This is a selection that I’ve adapted from James Harris Fairchild’s Elements Of Theology, Natural And Revealed
(1892). In the selection Fairchild presents an argument for the existence of God and the truth of the Christian revelation that one does not see presented anymore, which is a shame because it’s a powerful argument. It is a kind of teleological argument from the Jesus of the Gospels. Just as the universe in general plainly evidences its design and creation by a transcendent being (God), so the person of Jesus presented in the Gospels plainly evidences divine origin. He is no “mere man” and no literary invention.
Chief interest gathers about the question of the historical reality of Jesus Christ. Did such a being appear upon this earth and pursue essentially the career which the Gospels ascribe to him, which would be proof of course of the existence of God and the truth of Christianity? We must answer this question affirmatively for the following reasons:
1. The character of Jesus Christ is not a human invention. The reality alone can account for the presentation. It was too elevated to be even comprehended by his disciples who walked with him. The character has stood for ages a mark for criticism with every motive on the part of men to disparage and vilify it yet it has never been successfully challenged. The modern attempts to depreciate it are all based upon the assumption that we must allow nothing supernatural in the person and origin of Jesus. This is a baseless assumption utterly at war with the true spirit of inquiry. The character as it stands vindicates itself and Christians and unbelievers alike have through all the ages acknowledged its perfection. We can see the beauty when placed before us; we could not originate or carry out the conception. The absolute purity of motive, the absence of the least semblance of self exaltation, the calm dignity of his bearing never marred by a hasty or ill considered word or look, this dignity and simplicity maintained in all emergencies, his marvelous power never used for display or for any private end, his deeds always appropriate to his position and claims, his words so fit and profound and weighty, his divine meekness and gentleness coupled with a majestic weight and firmness of character-all these we can see are just as they should have been—and then his death to human estimation so shameful and forbidding but majestic and glorious in the outcome, the whole scene sustained and carried through with absolutely perfect consistency and propriety: what human thought could invent such a character and career?
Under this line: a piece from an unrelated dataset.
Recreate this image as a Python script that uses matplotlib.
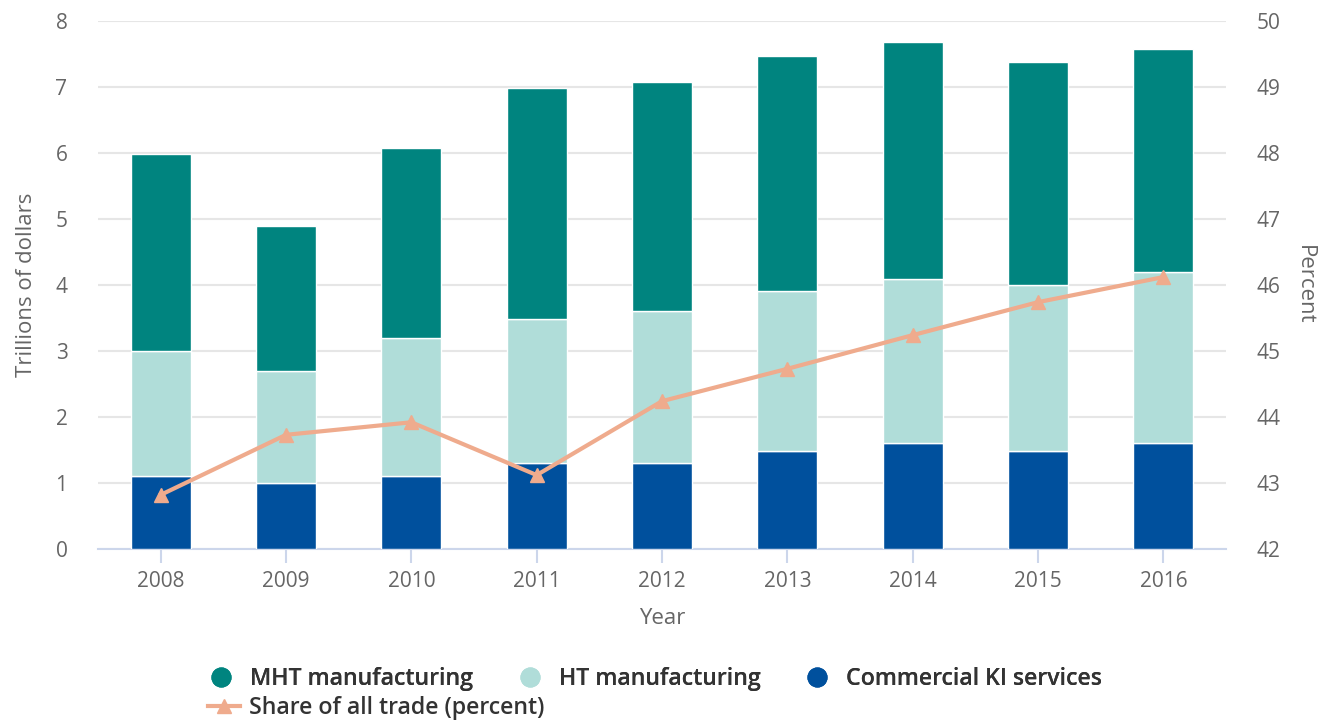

2. The utterances of Jesus are just as impossible as a human invention as his character and life. No one could devise them without such wisdom and spiritual insight as characterized him. They impressed men at the time. All bare him witness and wondered at the gracious words which proceeded out of his mouth. They were astonished at his doctrine for he taught them as one having authority and not as the scribes. Never man spoke like this man. The words of Jesus have been the delight and the surprise and inspiration of all ages. What impostor or enthusiast uttered them? For if there was no real Jesus some man produced these sermons and parables and all the utterances which contain the very substance and essence of spiritual truth. Who invented the sermon on the mount or the parable of the prodigal son or the Lord’s prayer or the discourse of Jesus with his disciples at the supper or his last prayer? The men did not live and have never lived that could give us these treasures. They are not an invention.
John Stuart Mill, never suspected of any bias for Christianity, in his Essays on Religion writes as follows: “It is of no use to say that Christ as exhibited in the Gospels is not historical and that we know not how much of what is admirable has been superadded by the tradition of his followers. The tradition of followers suffices to insert any number of marvels and may have inserted all the miracles reputed to have been wrought by Christ [we would dispute this claim]; but who among his disciples or among their proselytes were capable of inventing the sayings ascribed to Jesus or imagining the life and character revealed in the Gospels? It certainly was not the fishermen of Galilee, as certainly not St. Paul whose character and idiosyncrasies are of a totally different sort. Still less the early Christian writers in whom nothing is more evident than that all the good which was in them was derived as they always professed from a higher source.”
3. Still further when we contemplate the doctrines of the New Testament, its ethical and religious teachings, we find them too exalted for human invention. Regard them as proceeding from a being as exalted and perfect as Jesus and they are explained. Any other explanation fails. Where were the men to devise such a system of truth of religion and morality placed in exact adjustment to each other and in their true dependence giving us a morality for all time touching the very foundation principles of righteousness never mistaking the formal or technical for the real and a religion simple, wholesome, reasonable, and natural placing God upon the throne of the universe, infinite in power, wisdom, and goodness, an infinite Father, and making religious duty to consist in a hearty obedience to his commands without a trace of formalism or asceticism? All this is reasonable and commends itself to the human understanding when it is presented. But whence came the discernment to apprehend and present these truths? The great principles of righteousness are within the reach of the human understanding and they have been stated at times with more or less of success. But the multiform applications of these in practical duty and life without failure or aberration: whence came all this? There was no civilization or system of philosophy from which it could spring. There were no men who could devise and present it. It was not an invention but it came to us with the great teacher Jesus Christ. Here was its historical origin and there is no other possible explanation. The morality and religion of the Old Testament Scriptures present similar characteristics and claims.